TASK BRIEF:
Starting with the first line below, extract each line through the one that contains "import plotly.graph_objects as go", inclusive, excluding pictures.

PROVIDED DATA:

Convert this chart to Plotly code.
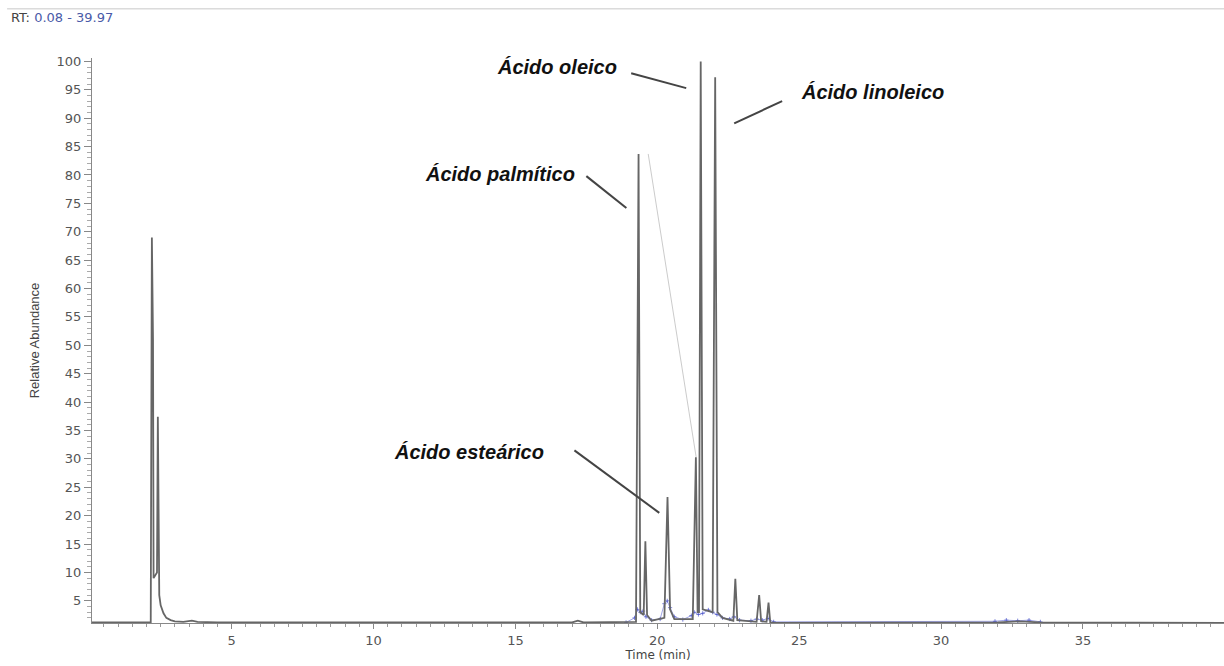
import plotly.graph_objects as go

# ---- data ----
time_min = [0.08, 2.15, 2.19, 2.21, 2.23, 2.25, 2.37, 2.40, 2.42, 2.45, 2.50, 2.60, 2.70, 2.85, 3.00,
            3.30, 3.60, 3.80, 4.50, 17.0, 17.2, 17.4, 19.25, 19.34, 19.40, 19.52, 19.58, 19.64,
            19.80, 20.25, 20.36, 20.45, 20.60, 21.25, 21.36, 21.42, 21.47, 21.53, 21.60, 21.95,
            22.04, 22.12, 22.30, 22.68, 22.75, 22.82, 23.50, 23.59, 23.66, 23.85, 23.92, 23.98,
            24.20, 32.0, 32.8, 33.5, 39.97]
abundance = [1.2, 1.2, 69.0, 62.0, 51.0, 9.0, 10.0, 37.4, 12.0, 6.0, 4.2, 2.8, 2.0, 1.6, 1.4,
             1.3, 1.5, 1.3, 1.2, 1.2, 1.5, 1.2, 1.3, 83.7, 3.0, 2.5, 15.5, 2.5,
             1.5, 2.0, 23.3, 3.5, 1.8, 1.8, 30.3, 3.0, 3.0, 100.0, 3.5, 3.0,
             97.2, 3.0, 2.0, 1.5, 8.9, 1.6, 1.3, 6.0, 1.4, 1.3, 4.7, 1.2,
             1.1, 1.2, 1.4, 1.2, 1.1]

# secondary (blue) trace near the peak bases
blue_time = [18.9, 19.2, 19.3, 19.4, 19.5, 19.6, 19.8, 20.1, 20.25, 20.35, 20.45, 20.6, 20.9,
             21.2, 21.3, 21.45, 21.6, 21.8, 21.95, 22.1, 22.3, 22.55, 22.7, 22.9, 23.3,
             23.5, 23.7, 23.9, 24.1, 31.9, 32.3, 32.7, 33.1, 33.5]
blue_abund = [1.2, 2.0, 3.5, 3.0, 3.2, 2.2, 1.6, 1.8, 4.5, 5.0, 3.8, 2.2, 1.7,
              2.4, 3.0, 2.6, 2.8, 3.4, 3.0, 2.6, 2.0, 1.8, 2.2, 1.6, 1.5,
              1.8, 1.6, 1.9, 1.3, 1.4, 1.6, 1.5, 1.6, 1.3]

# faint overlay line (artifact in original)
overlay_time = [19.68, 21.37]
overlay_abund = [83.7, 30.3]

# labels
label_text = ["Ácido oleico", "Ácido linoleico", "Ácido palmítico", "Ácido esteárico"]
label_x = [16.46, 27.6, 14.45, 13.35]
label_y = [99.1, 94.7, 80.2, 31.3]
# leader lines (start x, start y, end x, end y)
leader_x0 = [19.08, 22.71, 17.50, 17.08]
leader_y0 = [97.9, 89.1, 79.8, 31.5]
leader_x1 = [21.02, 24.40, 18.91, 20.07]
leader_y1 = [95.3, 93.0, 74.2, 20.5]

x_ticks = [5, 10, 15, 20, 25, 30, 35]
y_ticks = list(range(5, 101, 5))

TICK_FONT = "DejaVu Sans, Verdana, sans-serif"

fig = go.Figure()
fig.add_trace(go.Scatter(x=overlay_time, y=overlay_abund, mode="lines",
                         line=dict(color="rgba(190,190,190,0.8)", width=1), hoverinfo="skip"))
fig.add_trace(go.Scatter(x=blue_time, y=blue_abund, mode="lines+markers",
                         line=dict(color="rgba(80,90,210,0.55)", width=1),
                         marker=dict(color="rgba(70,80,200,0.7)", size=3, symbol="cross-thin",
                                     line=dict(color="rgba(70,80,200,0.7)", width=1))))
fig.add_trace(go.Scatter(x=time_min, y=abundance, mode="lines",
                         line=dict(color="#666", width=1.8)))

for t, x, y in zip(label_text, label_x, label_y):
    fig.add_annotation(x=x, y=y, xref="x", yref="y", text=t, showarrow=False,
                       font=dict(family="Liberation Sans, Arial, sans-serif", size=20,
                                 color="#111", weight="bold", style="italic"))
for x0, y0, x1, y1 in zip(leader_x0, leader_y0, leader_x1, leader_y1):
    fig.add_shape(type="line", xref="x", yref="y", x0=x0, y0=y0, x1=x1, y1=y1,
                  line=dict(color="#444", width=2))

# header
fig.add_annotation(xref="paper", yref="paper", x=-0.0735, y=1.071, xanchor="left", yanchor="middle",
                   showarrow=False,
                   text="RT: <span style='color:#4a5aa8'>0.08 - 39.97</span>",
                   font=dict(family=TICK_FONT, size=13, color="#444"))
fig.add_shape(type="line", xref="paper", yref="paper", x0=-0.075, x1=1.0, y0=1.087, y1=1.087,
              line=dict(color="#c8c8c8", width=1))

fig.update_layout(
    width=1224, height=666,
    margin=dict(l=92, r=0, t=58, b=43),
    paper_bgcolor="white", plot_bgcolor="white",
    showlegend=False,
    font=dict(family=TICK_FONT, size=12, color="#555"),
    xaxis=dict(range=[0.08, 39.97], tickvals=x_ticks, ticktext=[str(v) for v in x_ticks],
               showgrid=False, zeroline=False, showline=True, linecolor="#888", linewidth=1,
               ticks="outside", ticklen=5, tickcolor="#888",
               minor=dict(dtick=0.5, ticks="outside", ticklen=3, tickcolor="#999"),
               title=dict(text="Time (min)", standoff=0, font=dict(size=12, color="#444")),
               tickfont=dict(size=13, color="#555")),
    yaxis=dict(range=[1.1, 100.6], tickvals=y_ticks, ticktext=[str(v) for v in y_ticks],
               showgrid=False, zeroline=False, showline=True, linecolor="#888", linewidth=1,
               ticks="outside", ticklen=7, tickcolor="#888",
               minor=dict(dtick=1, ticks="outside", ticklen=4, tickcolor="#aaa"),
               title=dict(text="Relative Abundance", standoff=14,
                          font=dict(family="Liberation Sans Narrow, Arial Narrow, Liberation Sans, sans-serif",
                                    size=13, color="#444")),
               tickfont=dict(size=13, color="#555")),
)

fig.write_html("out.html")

RESULT BELOW:
Convert this chart to Plotly code.
import plotly.graph_objects as go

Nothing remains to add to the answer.